> Task statement:
Set down the data below from its first line to the line holding "from matplotlib.ticker import MultipleLocator", inclusive; omit all pictures.

> Available data:
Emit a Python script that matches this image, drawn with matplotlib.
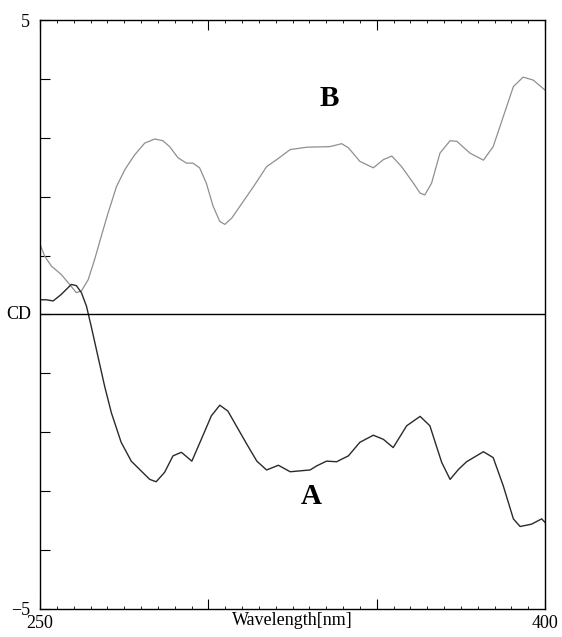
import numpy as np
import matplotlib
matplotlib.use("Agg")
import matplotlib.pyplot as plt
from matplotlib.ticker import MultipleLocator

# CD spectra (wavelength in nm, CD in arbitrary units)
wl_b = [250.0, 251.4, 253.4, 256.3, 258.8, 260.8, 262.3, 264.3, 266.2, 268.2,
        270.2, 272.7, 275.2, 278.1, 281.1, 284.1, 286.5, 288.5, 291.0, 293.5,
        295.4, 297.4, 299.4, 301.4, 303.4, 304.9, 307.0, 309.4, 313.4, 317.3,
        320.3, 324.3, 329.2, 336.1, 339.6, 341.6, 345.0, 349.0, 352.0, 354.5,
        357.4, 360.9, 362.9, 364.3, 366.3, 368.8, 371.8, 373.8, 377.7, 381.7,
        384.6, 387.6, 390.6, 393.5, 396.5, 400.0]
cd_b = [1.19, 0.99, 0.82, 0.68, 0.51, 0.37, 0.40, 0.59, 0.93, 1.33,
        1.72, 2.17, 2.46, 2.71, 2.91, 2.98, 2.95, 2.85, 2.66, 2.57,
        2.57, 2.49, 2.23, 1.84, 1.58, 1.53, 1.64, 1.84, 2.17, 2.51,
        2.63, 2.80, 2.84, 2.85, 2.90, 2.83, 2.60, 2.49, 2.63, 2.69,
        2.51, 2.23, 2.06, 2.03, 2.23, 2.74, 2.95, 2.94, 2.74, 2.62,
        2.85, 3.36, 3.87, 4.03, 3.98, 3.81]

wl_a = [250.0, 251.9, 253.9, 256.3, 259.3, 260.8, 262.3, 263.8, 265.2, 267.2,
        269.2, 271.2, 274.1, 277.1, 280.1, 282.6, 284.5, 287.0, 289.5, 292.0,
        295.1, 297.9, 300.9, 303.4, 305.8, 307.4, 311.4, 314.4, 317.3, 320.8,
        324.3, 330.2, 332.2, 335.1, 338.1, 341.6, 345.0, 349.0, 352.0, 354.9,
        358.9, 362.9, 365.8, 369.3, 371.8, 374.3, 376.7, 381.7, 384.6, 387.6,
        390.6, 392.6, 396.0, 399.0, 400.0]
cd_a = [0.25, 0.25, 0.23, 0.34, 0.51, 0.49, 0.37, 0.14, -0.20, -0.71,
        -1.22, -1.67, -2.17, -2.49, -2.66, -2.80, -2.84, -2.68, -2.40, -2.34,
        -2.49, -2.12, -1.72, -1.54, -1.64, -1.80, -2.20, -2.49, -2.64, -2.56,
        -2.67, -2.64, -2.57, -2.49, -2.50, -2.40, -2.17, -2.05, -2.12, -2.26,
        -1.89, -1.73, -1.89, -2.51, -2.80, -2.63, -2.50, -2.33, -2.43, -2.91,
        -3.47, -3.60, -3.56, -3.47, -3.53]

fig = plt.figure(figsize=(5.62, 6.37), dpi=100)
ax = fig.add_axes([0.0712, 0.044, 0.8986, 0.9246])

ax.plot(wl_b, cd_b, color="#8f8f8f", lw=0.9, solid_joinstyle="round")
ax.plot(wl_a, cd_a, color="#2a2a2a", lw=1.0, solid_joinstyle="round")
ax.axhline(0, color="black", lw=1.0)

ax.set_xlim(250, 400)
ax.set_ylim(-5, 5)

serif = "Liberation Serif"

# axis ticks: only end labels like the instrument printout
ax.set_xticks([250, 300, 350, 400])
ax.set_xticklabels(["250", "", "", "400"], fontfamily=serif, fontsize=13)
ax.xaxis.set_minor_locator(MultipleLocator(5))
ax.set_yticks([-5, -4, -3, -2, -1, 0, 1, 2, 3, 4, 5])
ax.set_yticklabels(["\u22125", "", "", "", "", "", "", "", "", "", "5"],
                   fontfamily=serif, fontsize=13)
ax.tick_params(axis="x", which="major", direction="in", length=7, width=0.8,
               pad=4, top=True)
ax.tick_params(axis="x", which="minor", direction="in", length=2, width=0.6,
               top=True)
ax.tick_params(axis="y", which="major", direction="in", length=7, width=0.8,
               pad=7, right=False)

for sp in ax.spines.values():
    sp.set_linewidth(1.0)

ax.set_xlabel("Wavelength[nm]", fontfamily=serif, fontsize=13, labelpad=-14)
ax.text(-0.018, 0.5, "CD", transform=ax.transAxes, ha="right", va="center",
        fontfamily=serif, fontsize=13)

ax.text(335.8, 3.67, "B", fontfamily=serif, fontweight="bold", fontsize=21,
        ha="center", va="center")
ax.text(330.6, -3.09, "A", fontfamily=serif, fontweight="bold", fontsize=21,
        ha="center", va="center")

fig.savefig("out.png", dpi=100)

> Problem solution:
Emit a Python script that matches this image, drawn with matplotlib.
import numpy as np
import matplotlib
matplotlib.use("Agg")
import matplotlib.pyplot as plt
from matplotlib.ticker import MultipleLocator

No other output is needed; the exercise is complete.